Choose the office you want to run for. While the idea of being president may be tempting, it's always best to start on a local or state level.

Check the qualifications for the office. At a minimum, this usually means that you must be a registered voter in the geographical area in which you are running; there may also be age, residency or experience qualifications.

Commission a public opinion poll. The purpose of the poll is to find out how many voters know and are willing to vote for you, and what issues the voting public is most concerned about. The results of the poll will help you plan your strategy for the campaign.

Find someone to manage your campaign. This person will help you coordinate all aspects of your campaign, from raising funds to defining issues to organizing volunteers. The more politically savvy this person is, the better.

Decide the issues on which you'll base your campaign.

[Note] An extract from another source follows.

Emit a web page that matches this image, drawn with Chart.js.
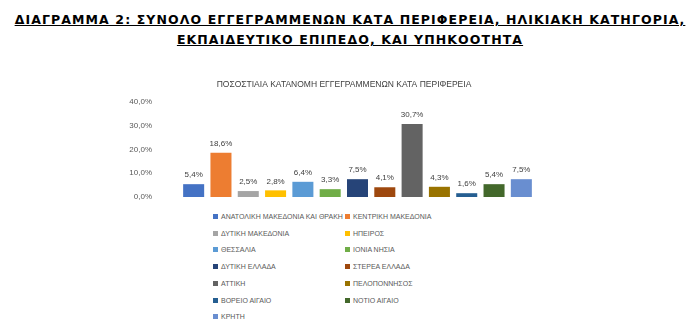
<!DOCTYPE html>
<html>
<head>
<meta charset="utf-8">
<script src="https://cdn.jsdelivr.net/npm/chart.js@4/dist/chart.umd.min.js"></script>
<style>
    body { margin: 0; background: #fff; width: 700px; height: 326px; overflow: hidden; position: relative; font-family: "Liberation Sans", sans-serif; }
    #heading { position: absolute; left: 0; top: 10px; width: 700px; text-align: center; font-family: "DejaVu Sans", sans-serif; font-weight: bold; font-size: 12.5px; line-height: 20px; text-decoration: underline; color: #000; letter-spacing: 1.1px; }
    #regionChart { position: absolute; left: 100px; top: 70px; }
    #legend { position: absolute; left: 213px; top: 212px; width: 300px; }
    .lg { position: absolute; font-size: 7px; color: #595959; white-space: nowrap; line-height: 10px; }
    .lg i { display: inline-block; width: 5px; height: 5px; margin-right: 3px; vertical-align: 0px; }
</style>
</head>
<body>
<div id="heading">ΔΙΑΓΡΑΜΜΑ 2: ΣΥΝΟΛΟ ΕΓΓΕΓΡΑΜΜΕΝΩΝ ΚΑΤΑ ΠΕΡΙΦΕΡΕΙΑ, ΗΛΙΚΙΑΚΗ ΚΑΤΗΓΟΡΙΑ,<br>ΕΚΠΑΙΔΕΥΤΙΚΟ ΕΠΙΠΕΔΟ, ΚΑΙ ΥΠΗΚΟΟΤΗΤΑ</div>
<canvas id="regionChart" width="488" height="135"></canvas>
<div id="legend"></div>
<script>
// --- Data ---
const regions = [
    'ΑΝΑΤΟΛΙΚΗ ΜΑΚΕΔΟΝΙΑ ΚΑΙ ΘΡΑΚΗ', 'ΚΕΝΤΡΙΚΗ ΜΑΚΕΔΟΝΙΑ', 'ΔΥΤΙΚΗ ΜΑΚΕΔΟΝΙΑ', 'ΗΠΕΙΡΟΣ',
    'ΘΕΣΣΑΛΙΑ', 'ΙΟΝΙΑ ΝΗΣΙΑ', 'ΔΥΤΙΚΗ ΕΛΛΑΔΑ', 'ΣΤΕΡΕΑ ΕΛΛΑΔΑ', 'ΑΤΤΙΚΗ',
    'ΠΕΛΟΠΟΝΝΗΣΟΣ', 'ΒΟΡΕΙΟ ΑΙΓΑΙΟ', 'ΝΟΤΙΟ ΑΙΓΑΙΟ', 'ΚΡΗΤΗ'
];
const shares = [5.4, 18.6, 2.5, 2.8, 6.4, 3.3, 7.5, 4.1, 30.7, 4.3, 1.6, 5.4, 7.5];
const yTickLabels = ['0,0%', '10,0%', '20,0%', '30,0%', '40,0%'];
const barColors = [
    '#4472C4', '#ED7D31', '#A5A5A5', '#FFC000', '#5B9BD5', '#70AD47', '#264478',
    '#9E480E', '#636363', '#997300', '#255E91', '#43682B', '#698ED0'
];
const chartTitle = 'ΠΟΣΟΣΤΙΑΙΑ ΚΑΤΑΝΟΜΗ ΕΓΓΕΓΡΑΜΜΕΝΩΝ ΚΑΤΑ ΠΕΡΙΦΕΡΕΙΑ';

const fmt = (v) => v.toFixed(1).replace('.', ',') + '%';

// labels above bars + title centred on the whole canvas
const valueLabels = {
    id: 'valueLabels',
    afterDatasetsDraw(chart) {
        const ctx = chart.ctx;
        const meta = chart.getDatasetMeta(0);
        ctx.save();
        ctx.font = '8px "Liberation Sans", sans-serif';
        ctx.fillStyle = '#404040';
        ctx.textAlign = 'center';
        ctx.textBaseline = 'middle';
        meta.data.forEach((bar, i) => {
            ctx.fillText(fmt(shares[i]), bar.x, bar.y - 9);
        });
        ctx.font = '8.5px "Liberation Sans", sans-serif';
        ctx.fillText(chartTitle, chart.width / 2, 15);
        ctx.restore();
    }
};

new Chart(document.getElementById('regionChart'), {
    type: 'bar',
    data: {
        labels: regions,
        datasets: [{
            data: shares,
            backgroundColor: barColors,
            barPercentage: 0.77,
            categoryPercentage: 1
        }]
    },
    options: {
        responsive: false,
        animation: false,
        layout: { padding: { top: 32, right: 53, bottom: 8, left: 0 } },
        scales: {
            x: {
                display: false
            },
            y: {
                min: 0,
                max: 40,
                ticks: {
                    stepSize: 10,
                    color: '#595959',
                    font: { size: 8, family: '"Liberation Sans", sans-serif' },
                    padding: 28,
                    callback: (v, i) => yTickLabels[i]
                },
                grid: { display: false, drawTicks: false },
                border: { display: false },
                afterFit: (scale) => {
                    scale.width = 80;
                    scale.paddingTop = 0;
                    scale.paddingBottom = 0;
                }
            }
        },
        plugins: {
            legend: { display: false },
            tooltip: { enabled: false }
        }
    },
    plugins: [valueLabels]
});

// --- Legend (two columns) ---
const legend = document.getElementById('legend');
regions.forEach((name, i) => {
    const el = document.createElement('div');
    el.className = 'lg';
    el.style.left = (i % 2 === 0 ? 0 : 132) + 'px';
    el.style.top = (Math.floor(i / 2) * 16.7) + 'px';
    el.innerHTML = `<i style="background:${barColors[i]}"></i>${name}`;
    legend.appendChild(el);
});
</script>
</body>
</html>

These should be decided in accordance with the aforementioned poll and on the basis of your strengths and commitment.

Raise money. While your campaign manager and other staff can help with this, you will need to spend a lot of time contacting people to request their monetary support.

Start a Web site. Include biographical information, your stand on the issues and information about how to make contributions to your campaign.

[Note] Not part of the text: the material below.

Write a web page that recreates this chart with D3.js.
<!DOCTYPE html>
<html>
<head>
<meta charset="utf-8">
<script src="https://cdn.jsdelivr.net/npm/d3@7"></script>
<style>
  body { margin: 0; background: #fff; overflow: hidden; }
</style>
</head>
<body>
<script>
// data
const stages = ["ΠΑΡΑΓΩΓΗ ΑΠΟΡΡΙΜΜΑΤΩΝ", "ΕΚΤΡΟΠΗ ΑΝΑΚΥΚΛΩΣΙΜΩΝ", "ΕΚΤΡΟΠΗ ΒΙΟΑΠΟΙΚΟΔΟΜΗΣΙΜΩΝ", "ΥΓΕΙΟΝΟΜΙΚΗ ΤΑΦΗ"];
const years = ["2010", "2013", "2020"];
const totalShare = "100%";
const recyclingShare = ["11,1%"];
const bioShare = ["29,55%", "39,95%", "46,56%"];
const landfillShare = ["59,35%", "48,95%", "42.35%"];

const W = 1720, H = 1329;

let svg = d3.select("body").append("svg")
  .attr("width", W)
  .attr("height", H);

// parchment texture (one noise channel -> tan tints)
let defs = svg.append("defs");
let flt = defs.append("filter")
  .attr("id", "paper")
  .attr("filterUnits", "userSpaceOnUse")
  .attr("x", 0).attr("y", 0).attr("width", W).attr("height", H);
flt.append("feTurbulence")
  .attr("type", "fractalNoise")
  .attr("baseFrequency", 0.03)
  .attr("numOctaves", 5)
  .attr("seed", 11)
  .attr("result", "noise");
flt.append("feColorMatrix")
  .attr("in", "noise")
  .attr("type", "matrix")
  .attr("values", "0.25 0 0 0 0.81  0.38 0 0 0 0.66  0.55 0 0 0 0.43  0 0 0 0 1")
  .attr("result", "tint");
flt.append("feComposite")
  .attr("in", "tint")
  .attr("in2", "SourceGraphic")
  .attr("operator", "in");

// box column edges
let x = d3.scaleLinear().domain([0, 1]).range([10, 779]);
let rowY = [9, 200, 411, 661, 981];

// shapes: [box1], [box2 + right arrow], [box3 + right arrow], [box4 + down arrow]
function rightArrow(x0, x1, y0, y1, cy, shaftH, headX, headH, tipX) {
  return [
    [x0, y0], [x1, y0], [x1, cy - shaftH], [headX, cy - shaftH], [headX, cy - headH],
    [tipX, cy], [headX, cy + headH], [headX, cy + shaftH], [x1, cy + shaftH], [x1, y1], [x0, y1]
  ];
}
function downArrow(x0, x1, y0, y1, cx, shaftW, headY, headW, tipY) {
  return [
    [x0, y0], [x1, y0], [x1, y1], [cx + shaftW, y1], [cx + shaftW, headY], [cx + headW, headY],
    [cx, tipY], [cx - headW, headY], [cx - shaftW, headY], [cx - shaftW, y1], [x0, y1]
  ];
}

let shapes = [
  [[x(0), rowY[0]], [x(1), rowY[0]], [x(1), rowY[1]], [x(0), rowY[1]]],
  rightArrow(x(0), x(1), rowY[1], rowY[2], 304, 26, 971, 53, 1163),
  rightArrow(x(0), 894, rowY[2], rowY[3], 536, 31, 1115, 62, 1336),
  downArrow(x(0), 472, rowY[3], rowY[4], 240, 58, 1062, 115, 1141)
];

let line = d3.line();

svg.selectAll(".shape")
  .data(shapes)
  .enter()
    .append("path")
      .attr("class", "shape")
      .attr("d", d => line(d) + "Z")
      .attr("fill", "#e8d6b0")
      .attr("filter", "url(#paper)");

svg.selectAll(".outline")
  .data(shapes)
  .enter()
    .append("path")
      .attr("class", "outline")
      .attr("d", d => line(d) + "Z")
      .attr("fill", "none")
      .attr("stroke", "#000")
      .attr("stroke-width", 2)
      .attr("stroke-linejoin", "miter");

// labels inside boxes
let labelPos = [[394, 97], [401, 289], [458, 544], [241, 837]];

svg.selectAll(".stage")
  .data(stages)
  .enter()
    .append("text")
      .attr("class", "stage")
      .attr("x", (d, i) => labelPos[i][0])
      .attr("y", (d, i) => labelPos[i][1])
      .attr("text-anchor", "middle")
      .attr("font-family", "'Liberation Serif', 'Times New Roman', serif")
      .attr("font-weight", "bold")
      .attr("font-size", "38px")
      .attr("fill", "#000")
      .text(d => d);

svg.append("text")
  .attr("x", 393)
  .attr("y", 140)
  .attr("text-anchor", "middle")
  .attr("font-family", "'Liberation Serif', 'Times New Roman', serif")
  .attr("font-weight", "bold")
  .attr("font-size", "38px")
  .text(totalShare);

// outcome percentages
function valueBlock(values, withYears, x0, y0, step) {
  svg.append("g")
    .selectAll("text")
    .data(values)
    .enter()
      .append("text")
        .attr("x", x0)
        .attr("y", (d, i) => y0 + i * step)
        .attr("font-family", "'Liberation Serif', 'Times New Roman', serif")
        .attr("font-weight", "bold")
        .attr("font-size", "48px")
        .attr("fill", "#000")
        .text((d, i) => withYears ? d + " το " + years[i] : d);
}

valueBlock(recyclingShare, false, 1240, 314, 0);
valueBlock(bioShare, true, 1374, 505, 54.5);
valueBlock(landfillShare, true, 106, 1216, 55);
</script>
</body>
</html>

File the required papers to get yourself on the ballot. Procedures for doing this vary by city, county and state. A filing fee may also be required.

Get as many volunteers as you can to work for your campaign. They can walk precincts, make phone calls, distribute signs and stuff envelopes.

Order campaign items such as bumper stickers, yard signs, lapel buttons, posters, rally signs and magnets. Also order literature to be mailed.

Use the press, posters, brochures, rallies and personal gatherings to get the word out about your qualifications, your stand on the issues and your integrity. All of these activities should be coordinated by your campaign manager and done with the help of volunteers.